From the listing below, extract each entry exactly as written, minus the images.

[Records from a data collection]
start
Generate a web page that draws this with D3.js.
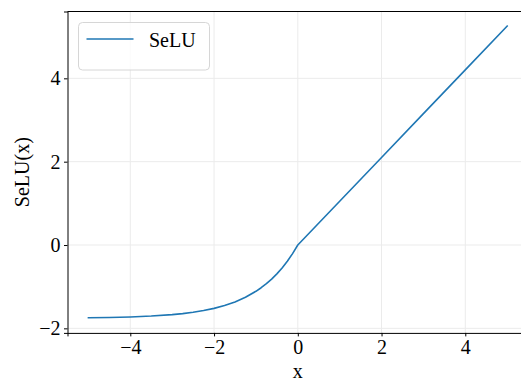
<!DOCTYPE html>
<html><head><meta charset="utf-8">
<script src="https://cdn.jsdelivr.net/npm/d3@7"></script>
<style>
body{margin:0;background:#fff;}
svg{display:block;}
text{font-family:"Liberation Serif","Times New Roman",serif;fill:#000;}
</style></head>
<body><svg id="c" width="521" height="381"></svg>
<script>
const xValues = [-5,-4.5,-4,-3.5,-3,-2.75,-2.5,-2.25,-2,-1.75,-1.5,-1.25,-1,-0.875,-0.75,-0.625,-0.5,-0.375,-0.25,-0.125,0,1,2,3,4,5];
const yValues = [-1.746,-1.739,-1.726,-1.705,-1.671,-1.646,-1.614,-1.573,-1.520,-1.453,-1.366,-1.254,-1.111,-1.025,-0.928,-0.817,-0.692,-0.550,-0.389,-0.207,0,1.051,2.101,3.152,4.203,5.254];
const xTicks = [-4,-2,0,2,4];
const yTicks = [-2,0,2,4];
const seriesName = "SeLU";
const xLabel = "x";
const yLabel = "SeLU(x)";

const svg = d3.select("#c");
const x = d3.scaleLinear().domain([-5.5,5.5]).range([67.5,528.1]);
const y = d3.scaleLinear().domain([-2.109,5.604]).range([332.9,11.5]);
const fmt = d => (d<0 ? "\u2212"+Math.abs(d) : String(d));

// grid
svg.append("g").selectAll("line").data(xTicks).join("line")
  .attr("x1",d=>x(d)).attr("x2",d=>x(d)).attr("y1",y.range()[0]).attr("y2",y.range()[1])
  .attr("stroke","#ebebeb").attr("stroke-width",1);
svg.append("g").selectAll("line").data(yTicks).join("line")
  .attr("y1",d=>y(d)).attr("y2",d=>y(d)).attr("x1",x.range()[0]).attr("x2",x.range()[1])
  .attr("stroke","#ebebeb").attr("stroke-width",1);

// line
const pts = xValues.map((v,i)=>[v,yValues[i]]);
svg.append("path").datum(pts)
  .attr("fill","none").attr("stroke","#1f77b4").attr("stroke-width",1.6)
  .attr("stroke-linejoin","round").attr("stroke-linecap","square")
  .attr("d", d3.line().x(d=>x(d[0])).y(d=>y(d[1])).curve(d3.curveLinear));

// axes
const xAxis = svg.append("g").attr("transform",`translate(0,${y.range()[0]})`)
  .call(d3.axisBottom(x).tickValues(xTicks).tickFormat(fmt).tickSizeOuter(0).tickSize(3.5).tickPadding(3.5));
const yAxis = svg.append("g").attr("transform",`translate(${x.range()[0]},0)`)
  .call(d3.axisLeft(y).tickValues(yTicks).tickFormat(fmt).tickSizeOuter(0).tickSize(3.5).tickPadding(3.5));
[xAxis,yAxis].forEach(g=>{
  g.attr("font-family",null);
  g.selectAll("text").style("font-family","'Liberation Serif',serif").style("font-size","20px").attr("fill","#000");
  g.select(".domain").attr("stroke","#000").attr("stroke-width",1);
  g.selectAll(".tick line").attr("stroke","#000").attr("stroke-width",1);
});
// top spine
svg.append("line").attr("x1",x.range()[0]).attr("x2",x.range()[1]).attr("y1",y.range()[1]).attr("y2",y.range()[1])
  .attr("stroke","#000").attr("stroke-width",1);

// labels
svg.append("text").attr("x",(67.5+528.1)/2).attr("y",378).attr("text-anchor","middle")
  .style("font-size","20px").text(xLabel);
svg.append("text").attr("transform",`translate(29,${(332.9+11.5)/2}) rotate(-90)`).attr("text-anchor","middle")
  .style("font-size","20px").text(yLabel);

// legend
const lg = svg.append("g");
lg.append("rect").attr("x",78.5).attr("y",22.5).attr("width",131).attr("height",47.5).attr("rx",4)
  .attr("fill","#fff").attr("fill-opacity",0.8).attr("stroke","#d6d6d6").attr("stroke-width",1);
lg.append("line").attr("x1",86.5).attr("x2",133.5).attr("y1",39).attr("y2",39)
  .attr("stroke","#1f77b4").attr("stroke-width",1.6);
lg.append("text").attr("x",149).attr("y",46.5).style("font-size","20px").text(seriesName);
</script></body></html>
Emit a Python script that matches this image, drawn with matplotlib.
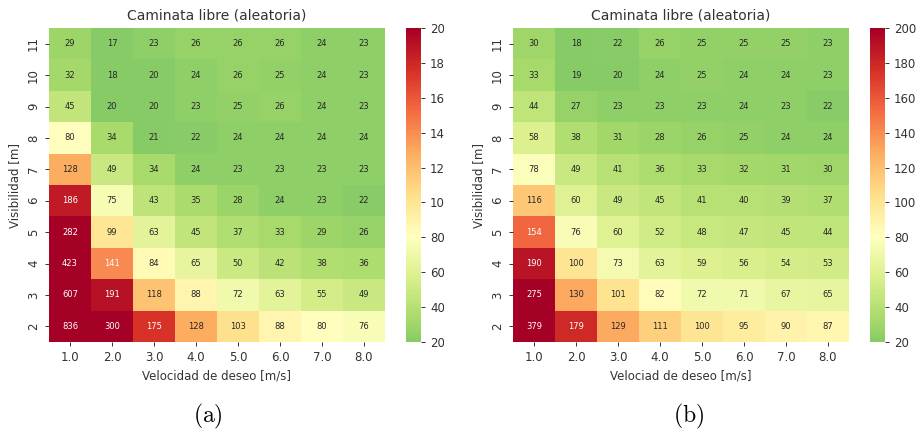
end
* Complete output:
Generate a web page that draws this with D3.js.
<!DOCTYPE html>
<html><head><meta charset="utf-8">
<script src="https://cdn.jsdelivr.net/npm/d3@7"></script>
<style>
body{margin:0;background:#fff;}
svg{display:block;}
text{font-family:"Liberation Serif","Times New Roman",serif;fill:#000;}
</style></head>
<body><svg id="c" width="521" height="381"></svg>
<script>
const xValues = [-5,-4.5,-4,-3.5,-3,-2.75,-2.5,-2.25,-2,-1.75,-1.5,-1.25,-1,-0.875,-0.75,-0.625,-0.5,-0.375,-0.25,-0.125,0,1,2,3,4,5];
const yValues = [-1.746,-1.739,-1.726,-1.705,-1.671,-1.646,-1.614,-1.573,-1.520,-1.453,-1.366,-1.254,-1.111,-1.025,-0.928,-0.817,-0.692,-0.550,-0.389,-0.207,0,1.051,2.101,3.152,4.203,5.254];
const xTicks = [-4,-2,0,2,4];
const yTicks = [-2,0,2,4];
const seriesName = "SeLU";
const xLabel = "x";
const yLabel = "SeLU(x)";

const svg = d3.select("#c");
const x = d3.scaleLinear().domain([-5.5,5.5]).range([67.5,528.1]);
const y = d3.scaleLinear().domain([-2.109,5.604]).range([332.9,11.5]);
const fmt = d => (d<0 ? "\u2212"+Math.abs(d) : String(d));

// grid
svg.append("g").selectAll("line").data(xTicks).join("line")
  .attr("x1",d=>x(d)).attr("x2",d=>x(d)).attr("y1",y.range()[0]).attr("y2",y.range()[1])
  .attr("stroke","#ebebeb").attr("stroke-width",1);
svg.append("g").selectAll("line").data(yTicks).join("line")
  .attr("y1",d=>y(d)).attr("y2",d=>y(d)).attr("x1",x.range()[0]).attr("x2",x.range()[1])
  .attr("stroke","#ebebeb").attr("stroke-width",1);

// line
const pts = xValues.map((v,i)=>[v,yValues[i]]);
svg.append("path").datum(pts)
  .attr("fill","none").attr("stroke","#1f77b4").attr("stroke-width",1.6)
  .attr("stroke-linejoin","round").attr("stroke-linecap","square")
  .attr("d", d3.line().x(d=>x(d[0])).y(d=>y(d[1])).curve(d3.curveLinear));

// axes
const xAxis = svg.append("g").attr("transform",`translate(0,${y.range()[0]})`)
  .call(d3.axisBottom(x).tickValues(xTicks).tickFormat(fmt).tickSizeOuter(0).tickSize(3.5).tickPadding(3.5));
const yAxis = svg.append("g").attr("transform",`translate(${x.range()[0]},0)`)
  .call(d3.axisLeft(y).tickValues(yTicks).tickFormat(fmt).tickSizeOuter(0).tickSize(3.5).tickPadding(3.5));
[xAxis,yAxis].forEach(g=>{
  g.attr("font-family",null);
  g.selectAll("text").style("font-family","'Liberation Serif',serif").style("font-size","20px").attr("fill","#000");
  g.select(".domain").attr("stroke","#000").attr("stroke-width",1);
  g.selectAll(".tick line").attr("stroke","#000").attr("stroke-width",1);
});
// top spine
svg.append("line").attr("x1",x.range()[0]).attr("x2",x.range()[1]).attr("y1",y.range()[1]).attr("y2",y.range()[1])
  .attr("stroke","#000").attr("stroke-width",1);

// labels
svg.append("text").attr("x",(67.5+528.1)/2).attr("y",378).attr("text-anchor","middle")
  .style("font-size","20px").text(xLabel);
svg.append("text").attr("transform",`translate(29,${(332.9+11.5)/2}) rotate(-90)`).attr("text-anchor","middle")
  .style("font-size","20px").text(yLabel);

// legend
const lg = svg.append("g");
lg.append("rect").attr("x",78.5).attr("y",22.5).attr("width",131).attr("height",47.5).attr("rx",4)
  .attr("fill","#fff").attr("fill-opacity",0.8).attr("stroke","#d6d6d6").attr("stroke-width",1);
lg.append("line").attr("x1",86.5).attr("x2",133.5).attr("y1",39).attr("y2",39)
  .attr("stroke","#1f77b4").attr("stroke-width",1.6);
lg.append("text").attr("x",149).attr("y",46.5).style("font-size","20px").text(seriesName);
</script></body></html>
Emit a Python script that matches this image, drawn with matplotlib.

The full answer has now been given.